> [REQUEST]:
Leave out the pictures and copy everything else below exactly.

> [GIVEN DATA]:
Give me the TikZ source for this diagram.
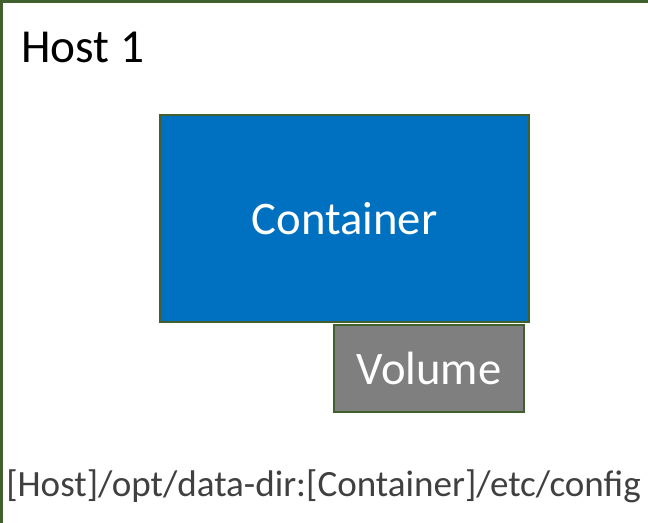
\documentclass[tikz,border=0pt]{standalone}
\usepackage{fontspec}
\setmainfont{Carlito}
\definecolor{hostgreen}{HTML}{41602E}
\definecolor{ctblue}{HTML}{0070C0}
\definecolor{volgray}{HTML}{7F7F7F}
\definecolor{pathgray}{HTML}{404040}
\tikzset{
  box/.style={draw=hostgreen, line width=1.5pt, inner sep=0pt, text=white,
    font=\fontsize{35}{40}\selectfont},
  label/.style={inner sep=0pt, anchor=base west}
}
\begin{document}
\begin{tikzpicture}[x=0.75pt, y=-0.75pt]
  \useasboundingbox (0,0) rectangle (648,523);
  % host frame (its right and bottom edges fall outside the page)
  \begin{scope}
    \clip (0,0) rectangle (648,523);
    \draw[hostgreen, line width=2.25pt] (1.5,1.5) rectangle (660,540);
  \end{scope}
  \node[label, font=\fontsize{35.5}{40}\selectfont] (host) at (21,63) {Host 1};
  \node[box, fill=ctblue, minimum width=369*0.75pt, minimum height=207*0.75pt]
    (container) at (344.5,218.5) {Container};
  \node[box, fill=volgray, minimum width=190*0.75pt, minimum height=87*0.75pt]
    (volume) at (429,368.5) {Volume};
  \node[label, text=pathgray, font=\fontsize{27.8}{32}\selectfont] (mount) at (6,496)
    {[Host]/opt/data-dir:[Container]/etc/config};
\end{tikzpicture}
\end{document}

> [ANSWER TO THE TASK]:
Give me the TikZ source for this diagram.
\documentclass[tikz,border=0pt]{standalone}
\usepackage{fontspec}
\setmainfont{Carlito}
\definecolor{hostgreen}{HTML}{41602E}
\definecolor{ctblue}{HTML}{0070C0}
\definecolor{volgray}{HTML}{7F7F7F}
\definecolor{pathgray}{HTML}{404040}
\tikzset{
  box/.style={draw=hostgreen, line width=1.5pt, inner sep=0pt, text=white,
    font=\fontsize{35}{40}\selectfont},
  label/.style={inner sep=0pt, anchor=base west}
}
\begin{document}
\begin{tikzpicture}[x=0.75pt, y=-0.75pt]
  \useasboundingbox (0,0) rectangle (648,523);
  % host frame (its right and bottom edges fall outside the page)
  \begin{scope}
    \clip (0,0) rectangle (648,523);
    \draw[hostgreen, line width=2.25pt] (1.5,1.5) rectangle (660,540);
  \end{scope}
  \node[label, font=\fontsize{35.5}{40}\selectfont] (host) at (21,63) {Host 1};
  \node[box, fill=ctblue, minimum width=369*0.75pt, minimum height=207*0.75pt]
    (container) at (344.5,218.5) {Container};
  \node[box, fill=volgray, minimum width=190*0.75pt, minimum height=87*0.75pt]
    (volume) at (429,368.5) {Volume};
  \node[label, text=pathgray, font=\fontsize{27.8}{32}\selectfont] (mount) at (6,496)
    {[Host]/opt/data-dir:[Container]/etc/config};
\end{tikzpicture}
\end{document}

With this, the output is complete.